Évidemment, il est impossible pour le moment de savoir si la qualité sera au rendez-vous et si YouTube pourra vraiment rivaliser avec les millions investis par Netflix. On peut aussi se demander s'il n'y aura pas un certain manque à gagner pour les YouTubeurs s'ils refusent d'abandonner la publicité pour suivre les nouvelles conditions imposées par YouTube Red. En revanche, pour les star du net comme PewDiePie, qui compte presque 40 millions d’abonnées, pas d'inquiétude. On peut légitimement penser qu’une partie de la communauté de fans suivra et acceptera de payer cela.

Si 5% des utilisateurs américains souscrivent au service, cela ajouterait plus d’un milliard de dollars aux revenus

En ce qui concerne le prix justement, Red offre une équation intéressante. Pour le même prix que d’autres services comme Spotify ou Netflix (entre 9,99 et 12,99 dollars), il propose du trois en un, en compilant musiques, séries et films. Il s’agirait donc d’une économie non négligeable pour les utilisateurs d’autres services et les bénéfices pour YouTube pourraient être monstrueux. 

Un potentiel financier énorme

The Verge expliquait ainsi que «si seulement 5% de ses utilisateurs américains souscrivent au service, cela ajouterait plus d’un milliard de dollars aux revenus de la compagnie». Un chiffre colossale puisque c'est autant que ce qu’a récolté Spotify en 2014 dans le monde entier.

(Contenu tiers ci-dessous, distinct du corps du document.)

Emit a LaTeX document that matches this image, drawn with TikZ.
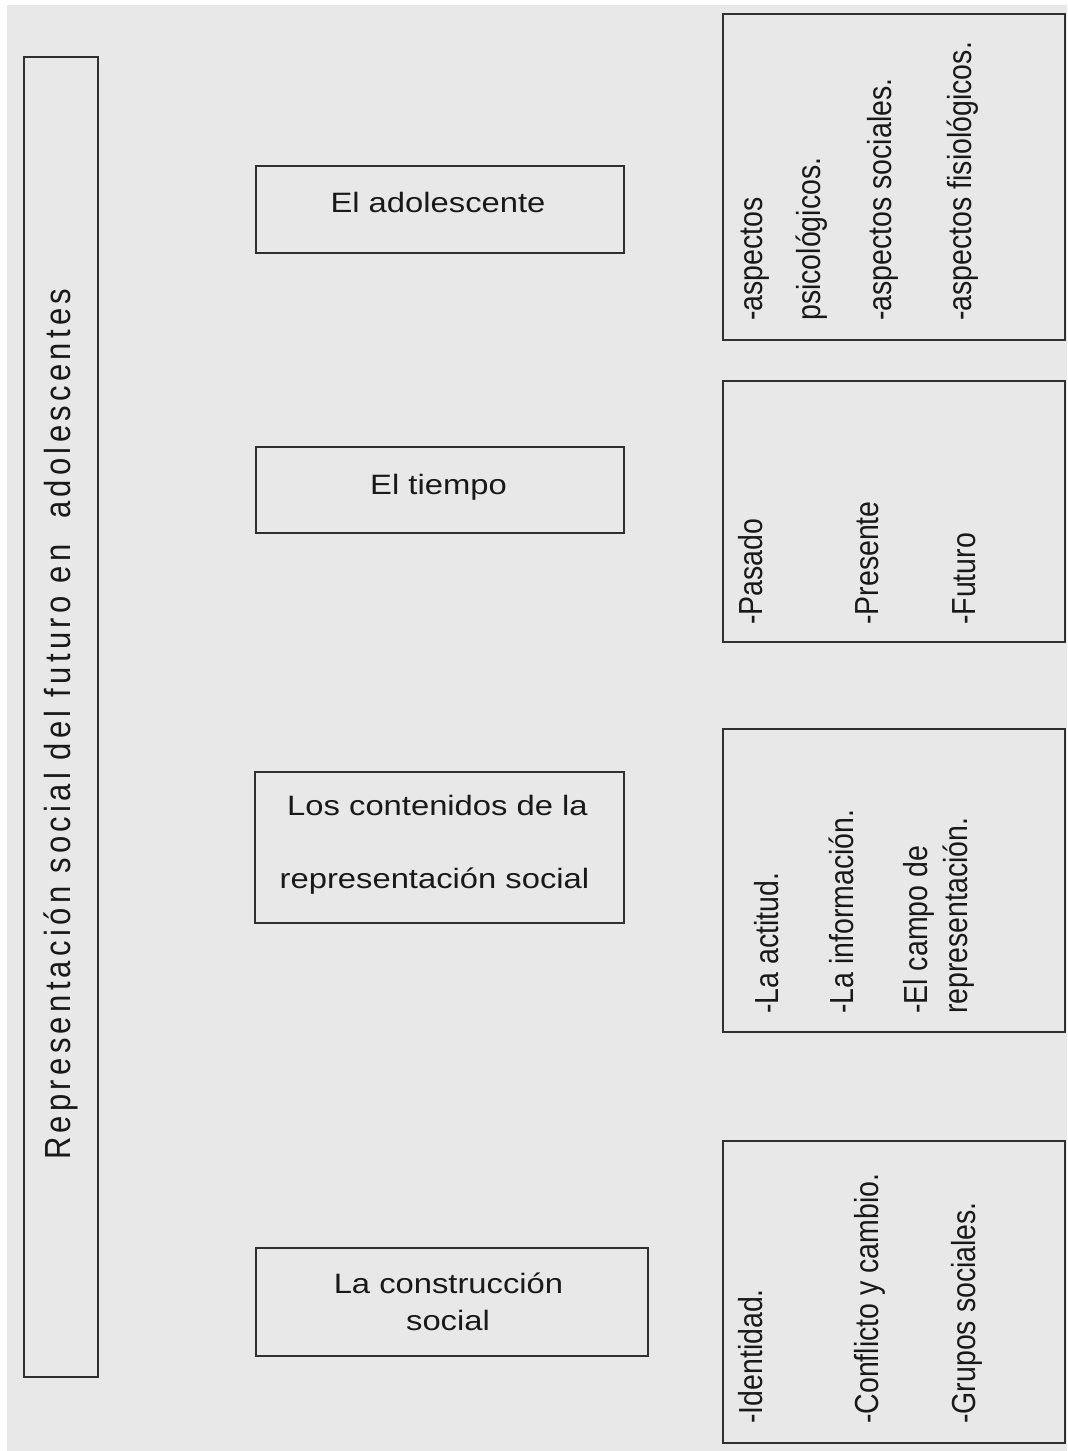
\documentclass[tikz,border=0pt]{standalone}
\usepackage{graphicx}
\usepackage{fontspec}
\setmainfont{Liberation Sans}
\newfontfamily\titlefont[LetterSpace=13.9]{Liberation Sans}
\definecolor{bg}{RGB}{232,232,232}
\definecolor{ln}{RGB}{48,48,48}
\definecolor{txt}{RGB}{25,25,25}
\newcommand{\hz}[1]{\scalebox{1.17}[1]{#1}}
\newcommand{\vt}[1]{\scalebox{1}[1.17]{#1}}
\begin{document}
\begin{tikzpicture}[x=1bp,y=-1bp,
  boxnode/.style={draw=ln,line width=2bp,rectangle,inner sep=0pt,outer sep=0pt},
  htext/.style={anchor=base,inner sep=0pt,font=\fontsize{28bp}{30bp}\selectfont,text=txt},
  rtext/.style={anchor=base west,rotate=90,inner sep=0pt,font=\fontsize{28.5bp}{30bp}\selectfont,text=txt}]
\useasboundingbox (0,0) rectangle (1067,1451);
\fill[white] (0,0) rectangle (1067,1451);
\fill[bg] (7,5) rectangle (1067,1451);
% left title box
\node[boxnode,minimum width=74bp,minimum height=1320bp] (tbox) at (61,717) {};
\node[rtext,font=\titlefont\fontsize{31bp}{33bp}\selectfont] (title) at (70,1160) {\vt{Representación social del futuro en~ adolescentes}};
% middle boxes
\node[boxnode,minimum width=368bp,minimum height=87bp] (b1) at (440,209.5) {};
\node[htext] (b1t) at (438,213) {\hz{El adolescente}};
\node[boxnode,minimum width=368bp,minimum height=86bp] (b2) at (440,490) {};
\node[htext] (b2t) at (438.5,494) {\hz{El tiempo}};
\node[boxnode,minimum width=369bp,minimum height=151bp] (b3) at (439.5,847.5) {};
\node[htext] (b3a) at (437.5,815) {\hz{Los contenidos de la}};
\node[htext] (b3b) at (434.5,888) {\hz{representación social}};
\node[boxnode,minimum width=392bp,minimum height=108bp] (b4) at (452,1302) {};
\node[htext] (b4a) at (448.5,1293) {\hz{La construcción}};
\node[htext] (b4b) at (448,1330) {\hz{social}};
% right boxes
\node[boxnode,minimum width=342bp,minimum height=326bp] (r1) at (894,177) {};
\node[rtext] (r1a) at (762,321) {\vt{-aspectos}};
\node[rtext] (r1b) at (820,321) {\vt{psicológicos.}};
\node[rtext] (r1c) at (891,321) {\vt{-aspectos sociales.}};
\node[rtext] (r1d) at (971,321) {\vt{-aspectos fisiológicos.}};
\node[boxnode,minimum width=342bp,minimum height=261bp] (r2) at (894,511.5) {};
\node[rtext] (r2a) at (762,625) {\vt{-Pasado}};
\node[rtext] (r2b) at (878,625) {\vt{-Presente}};
\node[rtext] (r2c) at (975,625) {\vt{-Futuro}};
\node[boxnode,minimum width=342bp,minimum height=303bp] (r3) at (894,880.5) {};
\node[rtext] (r3a) at (778,1014) {\vt{-La actitud.}};
\node[rtext] (r3b) at (853,1014) {\vt{-La información.}};
\node[rtext] (r3c) at (927,1014) {\vt{-El campo de}};
\node[rtext] (r3d) at (967,1014) {\vt{representación.}};
\node[boxnode,minimum width=342bp,minimum height=302bp] (r4) at (894,1292) {};
\node[rtext] (r4a) at (762,1424) {\vt{-Identidad.}};
\node[rtext] (r4b) at (878,1424) {\vt{-Conflicto y cambio.}};
\node[rtext] (r4c) at (975,1424) {\vt{-Grupos sociales.}};
\end{tikzpicture}
\end{document}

Reste à savoir maintenant si chacun acceptera de payer pour un nouveau service en ligne, quitte à renoncer à d’autres abonnements. Quand on sait que la culture de la gratuité est fortement imprégnée dans nos usages sur internet et que la concurrence reste rude entre les mastodontes du numérique, on se dit que la bataille pour le streaming en ligne est loin d’être gagnée d’avance.